In this WordFast case study the text for translation was provided as a WordFast Professional TXML file, and after installing the TXML file definition Studio was able to read and write it without any issue. Note that Studio still converts the TXML into a SDLXLIFF file, so when the work is done make sure to save the file back in its original format by using the Save As Target… (Ctrl+F12) command or finalizing the project through the Batch Tasks menu.
Migrating Translation Memories
Modern TEnTs support the Translation Memory eXchange (TMX) format for storing and exchanging Translation Memory information. The TMX doesn’t support all the extended metadata that some proprietary TM file formats support, so when exporting a TM as TMX some metadata, such as custom fields and attributes, might be lost. However, TMX files generally make sharing and migrating Translation Memory information easier, especially if the TM doesn’t support proprietary metadata fields. Personally, I try to maintain my TMs free of any critical proprietary metadata. I know that some use the Client and Project fields to create some internal structure and separation within a large TM, but I always found it a bit restricting both in terms of my workflow as well as in terms of “future-proofing” the content; even more so nowadays that all modern TEnTs allow to use more than one TM (the historic limitation of SDL Trados 2007 or earlier) so the user can add as many many TMs as needed as reference. Another recommendation is to create an Exclusion file (in Studio, in other tools this information might be available in another form) when importing a TMX file. The exclusion file stores all the TM segments that failed to import for one reason or another, and makes it easier to get a quick overview of what was left out, to identify possible problem patterns, and determine if the failed segments are even worth stressing over.
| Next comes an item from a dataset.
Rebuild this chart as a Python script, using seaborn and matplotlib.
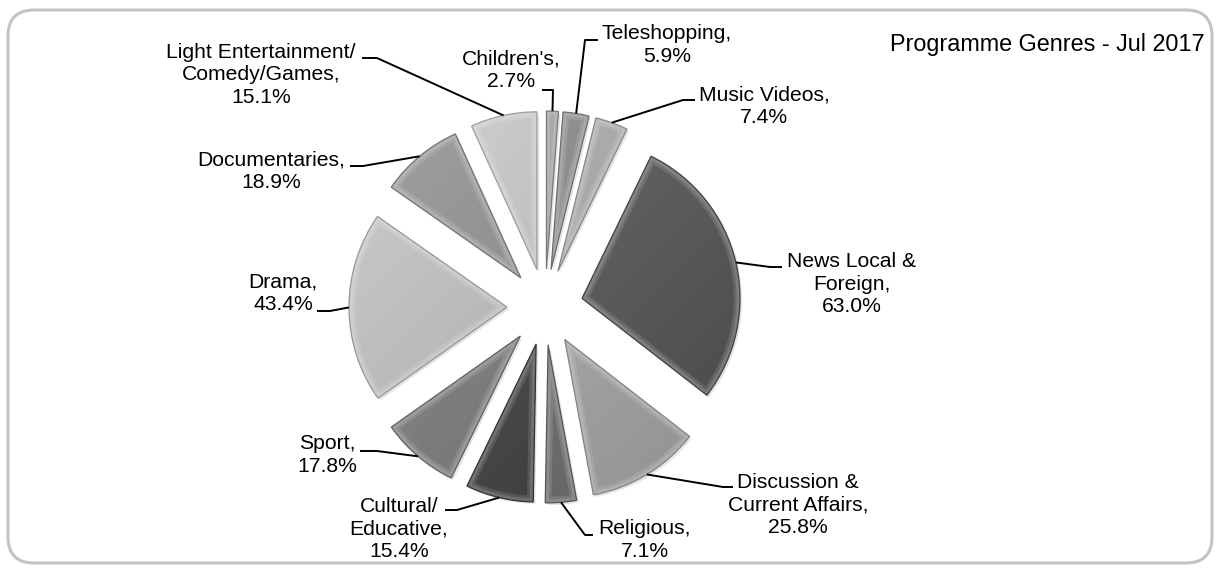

Although they will naturally become less prevalent with time, it is still important to understand how to handle legacy TM formats. New generations of TEnTs can import information that was created their previous generation of technology; Studio for example can “upgrade” – i.e. convert – legacy SDL Trados TMs (in the TXT and MDW file formats) to its new SDLTM file format, but it cannot read TMs that were created by other TEnTs, unless they are in the TMX file format. Because past generations didn’t usually care much for open standards and interoperability, dealing with legacy formats could be a problem.
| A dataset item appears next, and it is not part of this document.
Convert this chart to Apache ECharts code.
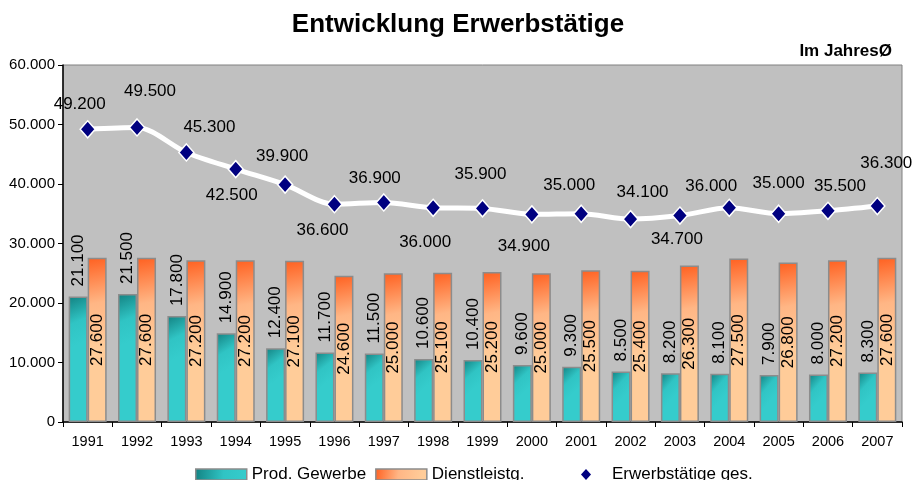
<!DOCTYPE html>
<html>
<head>
<meta charset="utf-8">
<title>Entwicklung Erwerbstätige</title>
<script src="https://cdn.jsdelivr.net/npm/echarts@6/dist/echarts.min.js"></script>
<style>
  html, body { margin: 0; padding: 0; background: #fff; }
  #main { width: 916px; height: 480px; }
</style>
</head>
<body>
<div id="main"></div>
<script>
// Jahre (Kategorien)
var years = ['1991', '1992', '1993', '1994', '1995', '1996', '1997', '1998', '1999',
    '2000', '2001', '2002', '2003', '2004', '2005', '2006', '2007'];
// Produzierendes Gewerbe
var prodGewerbe = [21100, 21500, 17800, 14900, 12400, 11700, 11500, 10600, 10400,
    9600, 9300, 8500, 8200, 8100, 7900, 8000, 8300];
// Dienstleistungen
var dienstleistung = [27600, 27600, 27200, 27200, 27100, 24600, 25000, 25100, 25200,
    25000, 25500, 25400, 26300, 27500, 26800, 27200, 27600];
// Erwerbstätige gesamt
var erwerbsGes = [49200, 49500, 45300, 42500, 39900, 36600, 36900, 36000, 35900,
    34900, 35000, 34100, 34700, 36000, 35000, 35500, 36300];

// Verschiebung der Beschriftungen an der Linie (Pixel, relativ zum Punkt)
var lineLabelOffsets = [[-8, -25], [13, -36], [23, -25], [-4, 26], [-3, -28], [-12, 26],
    [-9, -24], [-8, 35], [-2, -34], [-8, 32], [-12, -28], [12, -27], [-3, 24],
    [-18, -21], [0, -30], [12, -24], [9, -43]];

var FONT = "'Liberation Sans', Arial, sans-serif";

// Tausenderpunkt wie im Original (49.200)
function fmt(v) {
    return String(v).replace(/\B(?=(\d{3})+(?!\d))/g, '.');
}

var myChart = echarts.init(document.getElementById('main'));

var tealColor = new echarts.graphic.LinearGradient(0, 0, 1, 0.35, [
    { offset: 0, color: '#138282' },
    { offset: 0.55, color: '#30c4c4' },
    { offset: 1, color: '#35cccc' }
]);
var orangeColor = new echarts.graphic.LinearGradient(0, 0, 0.9, 0.55, [
    { offset: 0, color: '#ff6020' },
    { offset: 0.5, color: '#ffb685' },
    { offset: 1, color: '#ffcc99' }
]);

var lineData = erwerbsGes.map(function (v, i) {
    return {
        value: v,
        label: { offset: lineLabelOffsets[i] }
    };
});

var option = {
    backgroundColor: '#ffffff',
    animation: false,
    textStyle: { fontFamily: FONT },
    title: [
        {
            text: 'Entwicklung Erwerbstätige',
            left: 'center',
            top: 7,
            textStyle: { fontFamily: FONT, fontSize: 26, fontWeight: 'bold', color: '#000' }
        },
        {
            text: 'Im JahresØ',
            right: 19,
            top: 38,
            textStyle: { fontFamily: FONT, fontSize: 17, fontWeight: 'bold', color: '#000' }
        }
    ],
    legend: [
        {
            data: ['Prod. Gewerbe', 'Dienstleistg.'],
            left: 190,
            top: 461,
            itemWidth: 51,
            itemHeight: 11,
            itemGap: 9,
            icon: 'rect',
            itemStyle: { borderColor: '#8c8c8c', borderWidth: 1.5 },
            textStyle: { fontFamily: FONT, fontSize: 17, color: '#000' }
        },
        {
            data: [{ name: 'Erwerbstätige ges.', icon: 'diamond' }],
            left: 576,
            top: 461,
            itemWidth: 10,
            itemHeight: 11,
            itemStyle: { color: '#000080', borderWidth: 0 },
            textStyle: { fontFamily: FONT, fontSize: 17, color: '#000', padding: [0, 0, 0, 16] }
        }
    ],
    grid: {
        left: 63,
        right: 14,
        top: 65,
        bottom: 58,
        show: true,
        backgroundColor: '#c0c0c0',
        borderColor: '#808080',
        borderWidth: 1
    },
    xAxis: {
        type: 'category',
        data: years,
        axisLine: { lineStyle: { color: '#000', width: 1.5 } },
        axisTick: { show: true, length: 5, lineStyle: { color: '#000' } },
        axisLabel: { fontFamily: FONT, fontSize: 14.5, color: '#000', margin: 12 }
    },
    yAxis: {
        type: 'value',
        min: 0,
        max: 60000,
        interval: 10000,
        axisLine: { show: true, lineStyle: { color: '#000', width: 1.5 } },
        axisTick: { show: true, length: 5, lineStyle: { color: '#000' } },
        splitLine: { show: false },
        axisLabel: {
            fontFamily: FONT, fontSize: 15, color: '#000', margin: 8,
            formatter: function (v) { return fmt(v); }
        }
    },
    series: [
        {
            name: 'Prod. Gewerbe',
            type: 'bar',
            data: prodGewerbe,
            barWidth: 19,
            barGap: '0%',
            itemStyle: { color: tealColor, borderColor: '#8c8c8c', borderWidth: 1.5 },
            label: {
                show: true,
                position: 'top',
                rotate: 90,
                align: 'left',
                verticalAlign: 'middle',
                distance: 10,
                fontFamily: FONT,
                fontSize: 17,
                color: '#000',
                formatter: function (p) { return fmt(p.value); }
            },
            z: 2
        },
        {
            name: 'Dienstleistg.',
            type: 'bar',
            data: dienstleistung,
            barWidth: 19,
            barGap: '0%',
            itemStyle: { color: orangeColor, borderColor: '#8c8c8c', borderWidth: 1.5 },
            label: {
                show: true,
                position: 'inside',
                rotate: 90,
                align: 'center',
                verticalAlign: 'middle',
                fontFamily: FONT,
                fontSize: 17,
                color: '#000',
                formatter: function (p) { return fmt(p.value); }
            },
            z: 2
        },
        {
            name: 'Erwerbstätige ges.',
            type: 'line',
            data: lineData,
            smooth: 0.3,
            symbol: 'diamond',
            symbolSize: [15, 17],
            lineStyle: { color: '#ffffff', width: 5 },
            itemStyle: { color: '#000080', borderColor: '#ffffff', borderWidth: 1.5 },
            label: {
                show: true,
                position: 'inside',
                fontFamily: FONT,
                fontSize: 17,
                color: '#000',
                formatter: function (p) { return fmt(p.value); }
            },
            z: 5
        }
    ]
};

myChart.setOption(option);
</script>
</body>
</html>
In this WordFast case study the TM was provided in the legacy TXT format of WordFast Classic. Although both WordFast Classic and SDL Trados 2007 or earlier can store the TM content in a plain text file, the data is structured differently and therefore Studio and WordFast Classic cannot read the legacy TMs of each other.
To overcome this obstacle I have used Olifant to convert the legacy WordFast Classic TM into a TMX file, and imported the TMX file into Studio:
- Download and install Olifant;
- Open Olifant and go to
File > Open;
- From the File Types dropdown menu at the bottom of the screen select WordFast TM Files (.txt), and then select the TM you want to convert;
- Once the TM is opened in Olifant, quickly go through it to make sure that there are no major obvious character encoding issues (a potential problem when dealing with plain text files, especially for non-Latin languages), and then use the
File > Exportcommand to save the content in a TMX file.
In this WordFast case study only one out of approximately 3,000 segments filed to imported. When consulting the Exclusion file I’ve immediately noticed that this segment contained Gibberish character in the target segment, probably due to some encoding mishap somewhere along the life cycle of the original TM, and it was certainly not something worth stressing over trying to fix.
Now, with the new file definition installed and the legacy WordFast Classic TM safely imported into Studio, what seemed at first as a discouraging project that will take some doing and “Tools-hopping”, turned out to be quite simple to setup and complete in full within Studio’s Editor Environment, which in this case was the TEnT of choice.
Sharing or migrating Terminology could be a bit more complicated because the terminology management modules of the various TEnTs not all support a standardized file format for exchanging terminology with all of its metadata (custom fields and structure). In terminology work, especially with more complex structured glossaries/term-bases, the medtadata could be a critical component, so the lack of of full metadata support require some more careful attention and planning before exporting and importing that information. With this limitation in mind, the safest and probably easiest way to share and migrate terminology information is via a delimited file type such as a Comma-Separated Values (CSV) file. For exchanging simple structured glossaries (i.e. a source term field and a target term field) sharing the information via a delimited file works perfectly.
In this WordFast case study there was no extenal glossary provided, but I used this opportunity to convert my colleague’s own glossary stored in a two-column Excel spreadsheet to a MultiTerm termbase. Because it was stored as a two-column spreadsheet the information could have been easily converted into a MultiTerm TermBase using the MultiTerm Converter Tool, but to simplify the process even more I opted to use the Open Exchange application Glossary Converter. The Glossary Converter application automatically converts a terminology file (supporting xls, xlsx, csv, txt [tab-delimited], TBX, UTX and even TMX file types) into a MultiTerm TermBase, and vice versa, by simply dragging and dropping the file onto the application window.
It cannot be any easier.
Interoperability has come a long way in recent years, but still has a way to go. The improved interoperability is a very important development because it removes or at least minimizes some of the artificial obstacles, barriers and limitations that users have faced and that, in part, contributed to the unhealthy focus on technology. Technology is just an enabler, not the destination.
In this article I offered a short overview of TEnTs interoperability, as well as Studio-specific short case study that describes how a confusing and somewhat discouraging project that involved files that were created by different generations of another tool has turned into a straightforward Studio project.
To end this article on a positive note, my colleague reported that everything went smoothly and flawlessly, and that the project was a complete success.
What is your experience, good or bad, with TEnTs interoperability?